Koordination, Technikvariante 2: Andererseits wird bei verminderter Armzugfrequenz und vermehrtem Gleiten die Abwärtsbewegung des Beines bezogen auf den gleichseitigen Arm am Ende der Rückholphase, beim Anstellen der Hand in der Zugphase und am Ende der Druckphase eingesetzt. Analog dazu ist der gegengleiche Arm am Ende der Zugphase, zu Beginn der Rückholphase und zu Beginn der Zugphase. Diese Variante wird überwiegend bei Streckenlängen von mehr als 200m in Verbindung mit dem S-förmigen Armzugmuster eingesetzt und erfordert eine effiziente Beinbewegung.
Mit zunehmender Streckenlänge fällt beim Kraulschwimmen der Stroke-Index (Schwimmgeschwindigkeit * Zyklusweg) ab (s. Abb.)
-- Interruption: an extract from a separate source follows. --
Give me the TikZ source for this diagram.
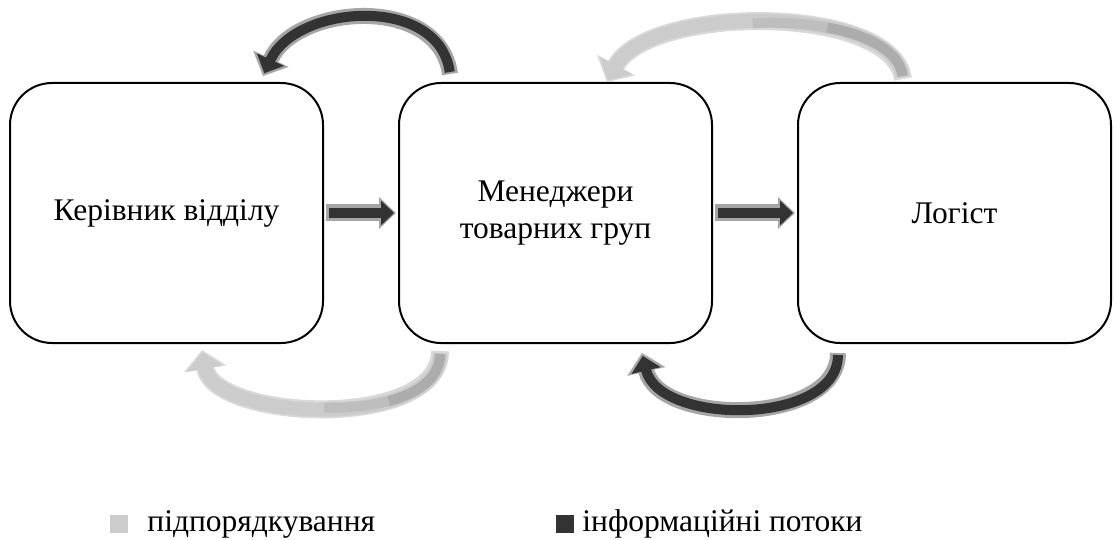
\documentclass[tikz,border=0pt]{standalone}
\usepackage{fontspec}
\setmainfont{Liberation Serif}
\usetikzlibrary{arrows.meta,positioning}
\definecolor{infodark}{RGB}{51, 51, 51}
\definecolor{infoedge}{RGB}{166, 166, 166}
\definecolor{sublight}{RGB}{204, 204, 204}
\definecolor{subedge}{RGB}{217, 217, 217}
\definecolor{subshade}{RGB}{172, 172, 172}
\definecolor{subhalf}{RGB}{190, 190, 190}
\tikzset{
    unit/.style={draw, line width=2pt, rounded corners=42pt, minimum width=313pt, minimum height=260pt,
                 align=center, font=\fontsize{31.5}{37}\selectfont},
    legtext/.style={inner sep=0pt, font=\fontsize{31.5}{37}\selectfont},
    % straight arrows
    flatouter/.style={infoedge, line width=17pt, shorten <=2pt, shorten >=2pt, -{Triangle[length=17pt,width=31pt]}},
    flatinner/.style={infodark, line width=10pt, shorten <=5pt, shorten >=4pt, -{Triangle[length=13pt,width=24pt]}},
    % curved arrows
    infoouter/.style={infoedge, line width=16pt, -{Triangle[length=19pt,width=38pt]}},
    infoinner/.style={infodark, line width=10pt, shorten <=2pt, shorten >=3pt, -{Triangle[length=15pt,width=29pt]}},
    subouter/.style={subedge, line width=18pt, -{Triangle[length=19pt,width=42pt]}},
    subinner/.style={sublight, line width=14pt, shorten <=2pt, shorten >=2pt, -{Triangle[length=17pt,width=36pt]}},
    subtail/.style={line width=10pt, shorten <=3pt, dash pattern=on #1 off 2000pt}
}
\begin{document}
\begin{tikzpicture}[x=1pt, y=-1pt]
            \useasboundingbox (0,0) rectangle (1120,540);
            % Units
            \node[unit] (kerivnyk)   at (166.5, 213) {Керівник відділу};
            \node[unit] (menedzhery) at (555.5, 213) {Менеджери\\товарних груп};
            \node[unit] (logist)     at (954.5, 213) {Логіст};
            % Straight flows
            \draw[flatouter] (kerivnyk.east) -- (menedzhery.west);
            \draw[flatinner] (kerivnyk.east) -- (menedzhery.west);
            \draw[flatouter] (menedzhery.east) -- (logist.west);
            \draw[flatinner] (menedzhery.east) -- (logist.west);
            % Ends of the curved arrows
            \coordinate (tlfrom) at ([xshift=52pt,  yshift=8pt]menedzhery.north west);
            \coordinate (tlto)   at ([xshift=-61pt, yshift=6pt]kerivnyk.north east);
            \coordinate (trfrom) at ([xshift=106pt, yshift=3pt]logist.north west);
            \coordinate (trto)   at ([xshift=209pt, yshift=0pt]menedzhery.north west);
            \coordinate (blfrom) at ([xshift=42pt,  yshift=-7pt]menedzhery.south west);
            \coordinate (blto)   at ([xshift=193pt, yshift=-6pt]kerivnyk.south west);
            \coordinate (brfrom) at ([xshift=41pt,  yshift=-9pt]logist.south west);
            \coordinate (brto)   at ([xshift=244pt, yshift=-9pt]menedzhery.south west);
            % Curved flows, top
            \draw[infoouter] (tlfrom) .. controls +(-11,-80) and +(33,-72) .. (tlto);
            \draw[infoinner] (tlfrom) .. controls +(-11,-80) and +(33,-72) .. (tlto);
            \draw[subouter]  (trfrom) .. controls +(-10,-75) and +(42,-78) .. (trto);
            \draw[subinner]  (trfrom) .. controls +(-10,-75) and +(42,-78) .. (trto);
            \draw[subtail=170pt, subhalf]  (trfrom) .. controls +(-10,-75) and +(42,-78) .. (trto);
            \draw[subtail=95pt,  subshade] (trfrom) .. controls +(-10,-75) and +(42,-78) .. (trto);
            % Curved flows, bottom
            \draw[subouter]  (blfrom) .. controls +(0,80) and +(12,71) .. (blto);
            \draw[subinner]  (blfrom) .. controls +(0,80) and +(12,71) .. (blto);
            \draw[subtail=140pt, subhalf]  (blfrom) .. controls +(0,80) and +(12,71) .. (blto);
            \draw[subtail=75pt,  subshade] (blfrom) .. controls +(0,80) and +(12,71) .. (blto);
            \draw[infoouter] (brfrom) .. controls +(0,73) and +(17,73) .. (brto);
            \draw[infoinner] (brfrom) .. controls +(0,73) and +(17,73) .. (brto);
            % Legend
            \node[fill=sublight, minimum size=18pt, inner sep=0pt] (legsubbox)  at (119, 524) {};
            \node[legtext, right=19pt of legsubbox]                (legsub)     {підпорядкування};
            \node[fill=infodark, minimum size=18pt, inner sep=0pt] (leginfobox) at (565, 524) {};
            \node[legtext, right=8pt of leginfobox]                (leginfo)    {інформаційні потоки};
\end{tikzpicture}
\end{document}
Exkurs: Ähnlich der oben beschriebenen differenzierten Armbewegung, werden in der US-amerikanischen Trainerausbildung vier verschiedene Zugvarianten beschrieben. Ausgehend von der die Klopffestigkeit des Benzins charakterisierende Oktanzahl, wird dieser Begriff übernommen. Dabei wächst die Oktanzahl mit zunehmender Leistung (Schwimmgeschwindigkeit): Mittel- und Langstrecke 87-89 Oktan, Sprint bis 93. Mir erscheint diese Vorgehensweise recht schematisch, da zu wenig individuelle Unterschiede berücksichtigt werden. Zudem ergeben sich die Unterschiede weitgehend nur aus der Überwasserphase (The Race Club: Freestyle Swim technique – Octane Level Introduction. https://www.youtube.com/watch?v=kYFxa3PykdA&t=313s – Zugriff 11.11.21)
- Video (Drills/Thorpe): https://www.youtube.com/watch?v=Tgb2Li5AH7M – Zugriff 30.01.2020
- Küchler, J. (2014). Schwimmtechnik variabel verfügen und wettkampfstabil. In Rudolph: Topschwimmer, Bd. 3, Hofmann, S. 134-140
- Fischer, S. (2021). Biomechanische Grundlagen der Kraultechnik. DSTV-Reihe, Bd. 46, 86 -104 (s. auch https://www.bisp-surf.de/Record/PU202101000553 – Zugriff 11.11.21)
DSV und IAT erarbeiteten ein Leitbild zum Kraulschwimmen, das zunächst in swim & more (2/22, 10-15) vorgestellt wurde und später auf das Onlineportal „RTK Schwimmen“ eingestellt wird.